PS. My punishment for laughing so much was having to clean all the gunk and out the tiny bits of tin foil that had wrapped around everything on the board, which took me a couple of days of painstaking work!

Embedded Seminar! Irvine, CA - Thursday, November 13

I'm conducting a full-day embedded seminar in Irvine on November 13. It's called "The 24 Best Ideas for Developing Better Firmware Faster", and is for the developer who is honestly looking for new ideas, but who wants to cut through the academic fluff of formal methodologies and immediately find better ways to work.

The focus is uniquely on embedded systems. I'll talk about ways to link the hardware and software, to identify and stamp out bugs, to manage risk, and to meet impossible deadlines.

Thought for the Week

In the beginning, God created the bit. And the bit was a zero. On the first day, he toggled the 0 to 1, and the Universe was. (In those days, bootstrap loaders were simple, and "active low" signals didn't yet exist.)

On the second day, God's boss wanted a demo, and tried to read the bit. This being volatile memory, the bit reverted to a 0. And the universe wasn't. God learned the importance of backups and memory refresh, and spent the rest of the day (and his first all-nighter) reinstalling the universe.

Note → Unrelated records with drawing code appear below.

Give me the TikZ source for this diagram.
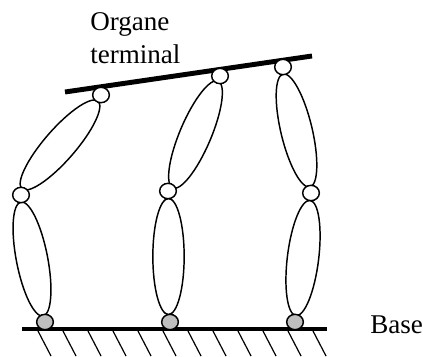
\documentclass[tikz,border=0pt]{standalone}
\usepackage{fontspec}
\setmainfont{Liberation Serif}
\usetikzlibrary{shapes.geometric}
\begin{document}
\begin{tikzpicture}[x=0.75pt,y=-0.75pt]
	\tikzstyle{segment}=[ellipse,draw=black,line width=1.1pt,minimum width=87pt,minimum height=23.5pt,inner sep=0pt]
	\tikzstyle{freejoint}=[ellipse,draw=black,line width=1.1pt,fill=white,minimum width=12.5pt,minimum height=11.5pt,inner sep=0pt]
	\tikzstyle{basejoint}=[freejoint,fill=black!25]
	\tikzstyle{bar}=[draw,line width=3.7pt]
	\tikzstyle{hatch}=[draw,line width=0.9pt]
	\tikzstyle{label}=[font=\fontsize{20.3}{24.7}\selectfont,inner sep=0pt,align=left]
	\useasboundingbox (0,0) rectangle (423,356);
	% legs
	\node [segment,rotate=101] (s1) at (32,259) {};
	\node [segment,rotate=49] (s2) at (60,145) {};
	\node [segment,rotate=90] (s3) at (168.5,256.5) {};
	\node [segment,rotate=67] (s4) at (195.5,134.5) {};
	\node [segment,rotate=83] (s5) at (303,258) {};
	\node [segment,rotate=103.4] (s6) at (296.5,130.5) {};
	% bars
	\coordinate (b1) at (22,329);
	\coordinate (b2) at (327,329);
	\coordinate (t1) at (65,92);
	\coordinate (t2) at (312,56);
	\foreach \x in {38,63,88,113,138,163,188,213,238,263,288,313}
		\path[hatch] (\x,331) -- (\x+13,356);
	\path[bar] (b1) -- (b2);
	\path[bar] (t1) -- (t2);
	% joints
	\node [basejoint] (j1) at (45,322) {};
	\node [basejoint] (j2) at (170,322) {};
	\node [basejoint] (j3) at (295,322) {};
	\node [freejoint] (m1) at (21,195) {};
	\node [freejoint] (m2) at (168,191) {};
	\node [freejoint] (m3) at (311,193) {};
	\node [freejoint] (e1) at (101,95) {};
	\node [freejoint] (e2) at (220,76) {};
	\node [freejoint] (e3) at (283,67) {};
	% labels
	\node [label,anchor=north west] (organe) at (90,12) {Organe\\terminal};
	\node [label,anchor=base west] (base) at (370,333) {Base};
\end{tikzpicture}
\end{document}
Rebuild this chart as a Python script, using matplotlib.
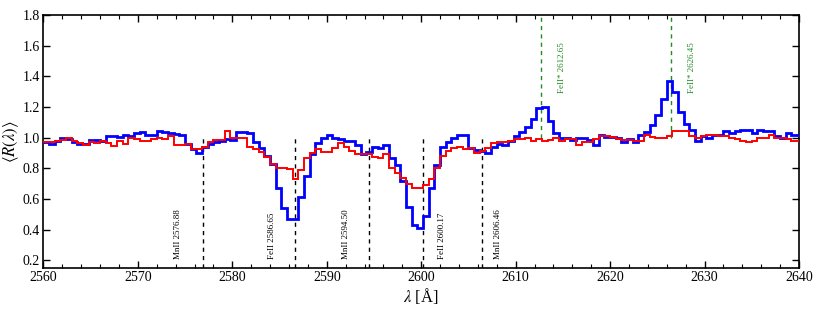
import numpy as np
import matplotlib
matplotlib.use("Agg")
import matplotlib.pyplot as plt

plt.rcParams["font.family"] = ["Liberation Serif", "DejaVu Serif"]
plt.rcParams["mathtext.fontset"] = "stix"

# binned composite spectra (0.6 A bins starting at 2560 A)
wave_start = 2560.0
bin_width = 0.6

blue_flux = [
    0.97, 0.96, 0.98, 1.00, 0.99, 0.97, 0.96, 0.96, 0.985, 0.985,
    0.98, 1.01, 1.01, 1.005, 1.02, 1.01, 1.03, 1.035, 1.02, 1.02,
    1.04, 1.035, 1.03, 1.025, 1.02, 0.96, 0.925, 0.90, 0.94, 0.96,
    0.97, 0.98, 0.99, 0.985, 1.035, 1.035, 1.03, 0.97, 0.93, 0.88,
    0.83, 0.67, 0.54, 0.47, 0.47, 0.61, 0.75, 0.89, 0.965, 1.00,
    1.02, 1.00, 0.99, 0.975, 0.98, 0.955, 0.89, 0.905, 0.94, 0.935,
    0.955, 0.87, 0.82, 0.72, 0.55, 0.43, 0.41, 0.49, 0.67, 0.82,
    0.94, 0.97, 1.00, 1.015, 1.015, 0.93, 0.92, 0.91, 0.90, 0.94,
    0.96, 0.955, 0.98, 1.01, 1.035, 1.07, 1.12, 1.19, 1.20, 1.11,
    1.03, 1.00, 0.995, 0.985, 0.995, 1.00, 0.985, 0.955, 1.015, 1.005,
    1.005, 0.995, 0.97, 0.99, 0.97, 1.015, 1.035, 1.08, 1.15, 1.25,
    1.37, 1.30, 1.17, 1.09, 1.05, 0.98, 1.01, 1.00, 1.02, 1.02,
    1.04, 1.03, 1.04, 1.05, 1.05, 1.03, 1.05, 1.04, 1.04, 1.01,
    1.00, 1.03, 1.02, 1.02,
]
red_flux = [
    0.97, 0.97, 0.98, 0.985, 0.995, 0.975, 0.965, 0.955, 0.97, 0.965,
    0.975, 0.965, 0.945, 0.975, 0.96, 0.995, 0.99, 0.98, 0.98, 0.99,
    0.995, 0.99, 1.01, 0.955, 0.955, 0.96, 0.925, 0.925, 0.94, 0.97,
    0.985, 0.985, 1.04, 1.00, 1.00, 1.00, 0.94, 0.925, 0.905, 0.875,
    0.83, 0.80, 0.80, 0.795, 0.73, 0.79, 0.865, 0.90, 0.925, 0.905,
    0.905, 0.93, 0.965, 0.94, 0.91, 0.895, 0.89, 0.89, 0.875, 0.865,
    0.89, 0.80, 0.77, 0.735, 0.70, 0.67, 0.67, 0.69, 0.73, 0.80,
    0.88, 0.91, 0.93, 0.94, 0.925, 0.93, 0.90, 0.91, 0.93, 0.965,
    0.97, 0.97, 0.98, 0.99, 0.99, 1.00, 0.98, 0.99, 0.98, 0.985,
    1.00, 0.98, 0.99, 0.99, 0.955, 0.97, 0.97, 0.99, 1.008, 1.01,
    1.005, 0.99, 0.985, 0.985, 0.98, 0.98, 1.02, 1.005, 0.997, 1.00,
    1.01, 1.04, 1.045, 1.04, 1.01, 1.00, 1.01, 1.02, 1.02, 1.01,
    1.01, 1.00, 0.99, 0.98, 0.97, 0.98, 1.00, 1.00, 1.02, 1.00,
    1.00, 0.99, 0.98, 0.98,
]

abs_lines = [2576.88, 2586.65, 2594.50, 2600.17, 2606.46]
abs_labels = ["MnII 2576.88", "FeII 2586.65", "MnII 2594.50",
              "FeII 2600.17", "MnII 2606.46"]
abs_offsets = [-2.6, -2.45, -2.5, 2.0, 1.7]
em_lines = [2612.65, 2626.45]
em_labels = ["FeII* 2612.65", "FeII* 2626.45"]

edges = wave_start + bin_width * np.arange(len(blue_flux) + 1)

fig = plt.figure(figsize=(8.3, 3.09), dpi=100)
ax = fig.add_axes([0.0524, 0.133, 0.9103, 0.8185])

ax.stairs(blue_flux, edges, baseline=None, color="blue", lw=2.0, zorder=3)
ax.stairs(red_flux, edges, baseline=None, color="red", lw=1.4, zorder=4)

for w, lab, off in zip(abs_lines, abs_labels, abs_offsets):
    ax.plot([w, w], [0.15, 1.0], color="black", ls=(0, (3, 3)), lw=1.0, zorder=2)
    ax.text(w + off, 0.21, lab, rotation=90, ha="center", va="bottom",
            fontsize=6.5, color="black")

for w, lab in zip(em_lines, em_labels):
    ax.plot([w, w], [1.0, 1.8], color="forestgreen", ls=(0, (3, 3)), lw=1.0, zorder=2)
    ax.text(w + 2.2, 1.62, lab, rotation=90, ha="center", va="top",
            fontsize=6.5, color="forestgreen")

ax.set_xlim(2560, 2640)
ax.set_ylim(0.15, 1.8)
ax.set_xticks(np.arange(2560, 2641, 10))
ax.set_xticks(np.arange(2560, 2641, 2), minor=True)
ax.set_yticks([0.2, 0.4, 0.6, 0.8, 1.0, 1.2, 1.4, 1.6, 1.8])
ax.tick_params(which="both", direction="in", top=True, right=True, labelsize=10)
ax.tick_params(which="major", length=5, width=1, pad=2.5)
ax.tick_params(which="minor", length=3, width=0.8)
for sp in ax.spines.values():
    sp.set_linewidth(1.2)

ax.set_xlabel(r"$\lambda$ [Å]", fontsize=12, labelpad=1)
ax.set_ylabel(r"$\langle R(\lambda)\rangle$", fontsize=12, labelpad=1)

fig.savefig("out.png", dpi=100)
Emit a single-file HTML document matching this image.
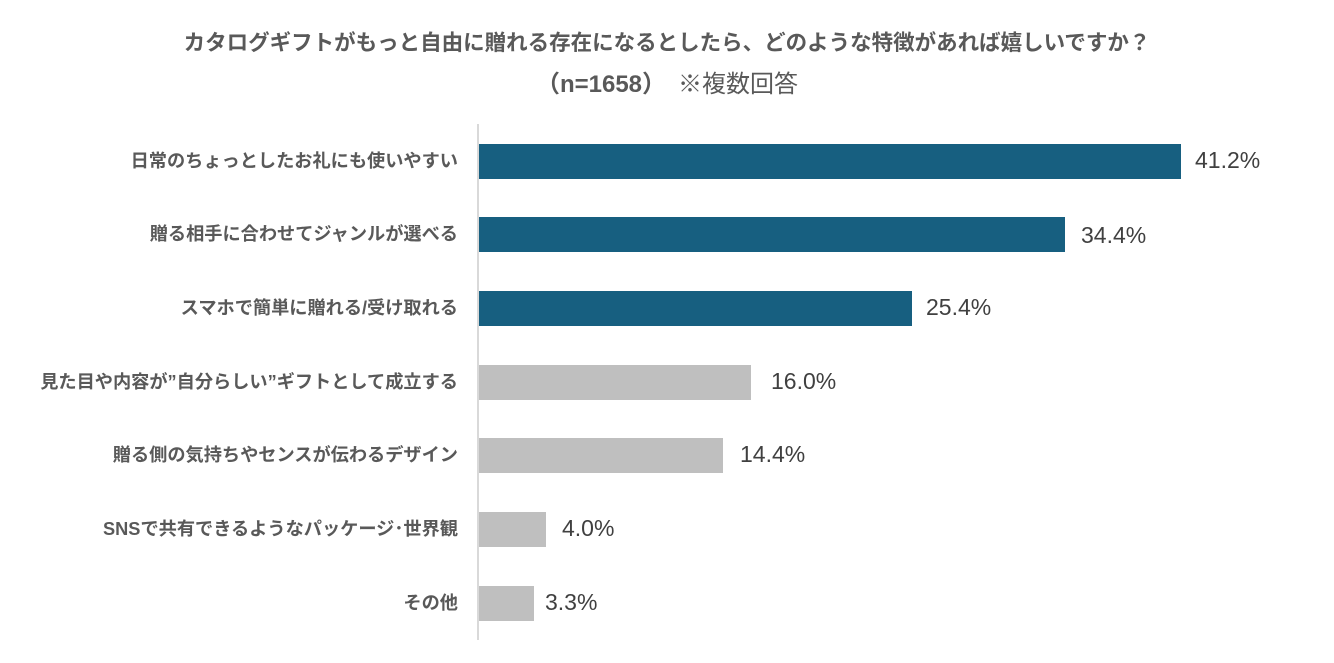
<!DOCTYPE html>
<html><head><meta charset="utf-8"><style>
body{margin:0;width:1334px;height:663px;background:#fff;position:relative;overflow:hidden;font-family:"Liberation Sans","Noto Sans CJK JP",sans-serif;}
.t{position:absolute;left:0;width:1334px;text-align:center;color:#595959;}
.l{position:absolute;right:876px;font-size:18.2px;font-weight:bold;color:#595959;white-space:nowrap;line-height:35px;}
.b{position:absolute;left:479px;height:35px;}
.v{position:absolute;font-size:23px;color:#404040;line-height:35px;}
</style></head><body>
<div class="t" style="top:26px;font-size:21.5px;font-weight:bold;">カタログギフトがもっと自由に贈れる存在になるとしたら、どのような特徴があれば嬉しいですか？</div>
<div class="t" style="top:64px;font-size:24px;"><b>（n=1658）</b>　※複数回答</div>
<div style="position:absolute;left:477px;top:124px;width:2px;height:516px;background:#d9d9d9"></div>
<div class="l" style="top:144px">日常のちょっとしたお礼にも使いやすい</div>
<div class="b" style="top:144px;width:702px;background:#175f80"></div>
<div class="v" style="top:143px;left:1195px">41.2%</div>
<div class="l" style="top:217px">贈る相手に合わせてジャンルが選べる</div>
<div class="b" style="top:217px;width:586px;background:#175f80"></div>
<div class="v" style="top:218px;left:1081px">34.4%</div>
<div class="l" style="top:291px">スマホで簡単に贈れる/受け取れる</div>
<div class="b" style="top:291px;width:433px;background:#175f80"></div>
<div class="v" style="top:290px;left:926px">25.4%</div>
<div class="l" style="top:365px">見た目や内容が”自分らしい”ギフトとして成立する</div>
<div class="b" style="top:365px;width:272px;background:#bfbfbf"></div>
<div class="v" style="top:364px;left:771px">16.0%</div>
<div class="l" style="top:438px">贈る側の気持ちやセンスが伝わるデザイン</div>
<div class="b" style="top:438px;width:244px;background:#bfbfbf"></div>
<div class="v" style="top:437px;left:740px">14.4%</div>
<div class="l" style="top:512px">SNSで共有できるようなパッケージ･世界観</div>
<div class="b" style="top:512px;width:67px;background:#bfbfbf"></div>
<div class="v" style="top:511px;left:562px">4.0%</div>
<div class="l" style="top:586px">その他</div>
<div class="b" style="top:586px;width:55px;background:#bfbfbf"></div>
<div class="v" style="top:585px;left:545px">3.3%</div>
</body></html>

On the third day, the bit cried "Oh, Lord! If you exist, give me a sign!" And God created rev 2.0 of the bit, even better than the original prototype. Those in Universe Marketing immediately realized that "new and improved" wouldn't do justice to such a grand and glorious creation. And so it was dubbed the Most Significant Bit. Many bits followed, but only one was so honored.

On the fourth day, God created a simple ALU with 'add' and 'logical shift' instructions. And the original bit discovered that -- by performing a single shift instruction -- it could become the Most Significant Bit. And God realized the importance of computer security.

On the fifth day, God created the first mid-life kicker, rev 2.0 of the ALU, with wonderful features, and said "Forget that add and shift stuff. Go forth and multiply." And God saw that it was good.

On the sixth day, God got a bit overconfident, and invented pipelines, register hazards, optimizing compilers, crosstalk, restartable instructions, micro interrupts, race conditions, and propagation delays. Historians have used this to convincingly argue that the sixth day must have been a Monday.

On the seventh day, an engineering change introduced Windows into the Universe, and it hasn't worked right since.